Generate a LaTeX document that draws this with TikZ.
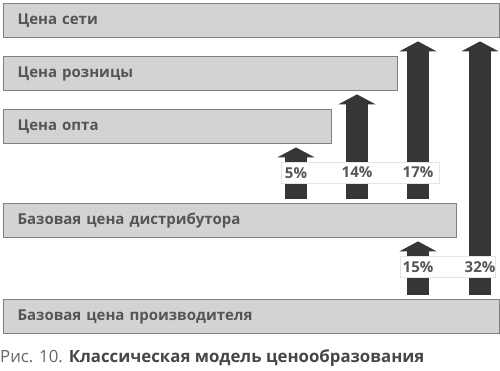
\documentclass[tikz,border=0pt]{standalone}
\usepackage{fontspec}
\setmainfont{Open Sans}
\usetikzlibrary{arrows.meta}

\definecolor{barfill}{HTML}{D3D3D3}
\definecolor{barline}{HTML}{808080}
\definecolor{bartext}{HTML}{555555}
\definecolor{arrcol}{HTML}{363636}
\definecolor{boxline}{HTML}{E4E4E4}

\begin{document}
\begin{tikzpicture}[x=1pt,y=-1pt,
					bar/.style={draw=barline,fill=barfill,line width=1.6pt,
					            anchor=north west,minimum height=34pt,
					            inner xsep=14pt,align=left,text=bartext,
					            font=\fontsize{15}{17}\selectfont\bfseries},
					arr/.style={draw=arrcol,line width=22pt,
					            shorten <=4pt,shorten >=3pt,
					            -{Triangle[width=37pt,length=10pt]}},
					lblbox/.style={draw=boxline,fill=white,line width=0.8pt,
					               anchor=north west,minimum height=21pt,inner sep=0pt},
					pct/.style={text=bartext,inner sep=0pt,
					            font=\fontsize{15}{17}\selectfont\bfseries}]

  \useasboundingbox (0,0) rectangle (500,371);

  % price levels
  \node[bar,text width=468pt] (net)    at (2.8,2.8)   {Цена сети};
  \node[bar,text width=366pt] (retail) at (2.8,55.8)  {Цена розницы};
  \node[bar,text width=300pt] (opt)    at (2.8,108.8) {Цена опта};
  \node[bar,text width=425pt] (dist)   at (2.8,202.8) {Базовая цена дистрибутора};
  \node[bar,text width=468pt] (prod)   at (2.8,298.8) {Базовая цена производителя};

  % columns of the markups
  \coordinate (c5)  at (296,0);
  \coordinate (c14) at (357,0);
  \coordinate (c17) at (418,0);
  \coordinate (c32) at (480,0);

  % markups
  \draw[arr] (dist.north -| c5)  -- (opt.south -| c5);
  \draw[arr] (dist.north -| c14) -- (retail.south -| c14);
  \draw[arr] (dist.north -| c17) -- (net.south -| c17);
  \draw[arr] (prod.north -| c17) -- (dist.south -| c17);
  \draw[arr] (prod.north -| c32) -- (net.south -| c32);

  % labels
  \node[lblbox,minimum width=158pt] (upbox)  at (281,162) {};
  \node[lblbox,minimum width=95pt]  (lowbox) at (400,256) {};
  \node[pct] (p5)  at (296,173) {5\%};
  \node[pct] (p14) at (357,172) {14\%};
  \node[pct] (p17) at (418,172) {17\%};
  \node[pct] (p15) at (418,267) {15\%};
  \node[pct] (p32) at (480,267) {32\%};

  \node[anchor=west,inner sep=0pt,font=\fontsize{16.8}{18}\selectfont] (caption) at (0,358)
    {\textcolor{black!60}{Рис. 10.} \textcolor{black!72}{\bfseries Классическая модель ценообразования}};
\end{tikzpicture}
\end{document}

**PROBLEM REQUIREMENTS:** Repeat the data in full and exactly. Omit pictures.

**ANSWER TO THIS EXERCISE:**
Generate a LaTeX document that draws this with TikZ.
\documentclass[tikz,border=0pt]{standalone}
\usepackage{fontspec}
\setmainfont{Open Sans}
\usetikzlibrary{arrows.meta}

\definecolor{barfill}{HTML}{D3D3D3}
\definecolor{barline}{HTML}{808080}
\definecolor{bartext}{HTML}{555555}
\definecolor{arrcol}{HTML}{363636}
\definecolor{boxline}{HTML}{E4E4E4}

\begin{document}
\begin{tikzpicture}[x=1pt,y=-1pt,
					bar/.style={draw=barline,fill=barfill,line width=1.6pt,
					            anchor=north west,minimum height=34pt,
					            inner xsep=14pt,align=left,text=bartext,
					            font=\fontsize{15}{17}\selectfont\bfseries},
					arr/.style={draw=arrcol,line width=22pt,
					            shorten <=4pt,shorten >=3pt,
					            -{Triangle[width=37pt,length=10pt]}},
					lblbox/.style={draw=boxline,fill=white,line width=0.8pt,
					               anchor=north west,minimum height=21pt,inner sep=0pt},
					pct/.style={text=bartext,inner sep=0pt,
					            font=\fontsize{15}{17}\selectfont\bfseries}]

  \useasboundingbox (0,0) rectangle (500,371);

  % price levels
  \node[bar,text width=468pt] (net)    at (2.8,2.8)   {Цена сети};
  \node[bar,text width=366pt] (retail) at (2.8,55.8)  {Цена розницы};
  \node[bar,text width=300pt] (opt)    at (2.8,108.8) {Цена опта};
  \node[bar,text width=425pt] (dist)   at (2.8,202.8) {Базовая цена дистрибутора};
  \node[bar,text width=468pt] (prod)   at (2.8,298.8) {Базовая цена производителя};

  % columns of the markups
  \coordinate (c5)  at (296,0);
  \coordinate (c14) at (357,0);
  \coordinate (c17) at (418,0);
  \coordinate (c32) at (480,0);

  % markups
  \draw[arr] (dist.north -| c5)  -- (opt.south -| c5);
  \draw[arr] (dist.north -| c14) -- (retail.south -| c14);
  \draw[arr] (dist.north -| c17) -- (net.south -| c17);
  \draw[arr] (prod.north -| c17) -- (dist.south -| c17);
  \draw[arr] (prod.north -| c32) -- (net.south -| c32);

  % labels
  \node[lblbox,minimum width=158pt] (upbox)  at (281,162) {};
  \node[lblbox,minimum width=95pt]  (lowbox) at (400,256) {};
  \node[pct] (p5)  at (296,173) {5\%};
  \node[pct] (p14) at (357,172) {14\%};
  \node[pct] (p17) at (418,172) {17\%};
  \node[pct] (p15) at (418,267) {15\%};
  \node[pct] (p32) at (480,267) {32\%};

  \node[anchor=west,inner sep=0pt,font=\fontsize{16.8}{18}\selectfont] (caption) at (0,358)
    {\textcolor{black!60}{Рис. 10.} \textcolor{black!72}{\bfseries Классическая модель ценообразования}};
\end{tikzpicture}
\end{document}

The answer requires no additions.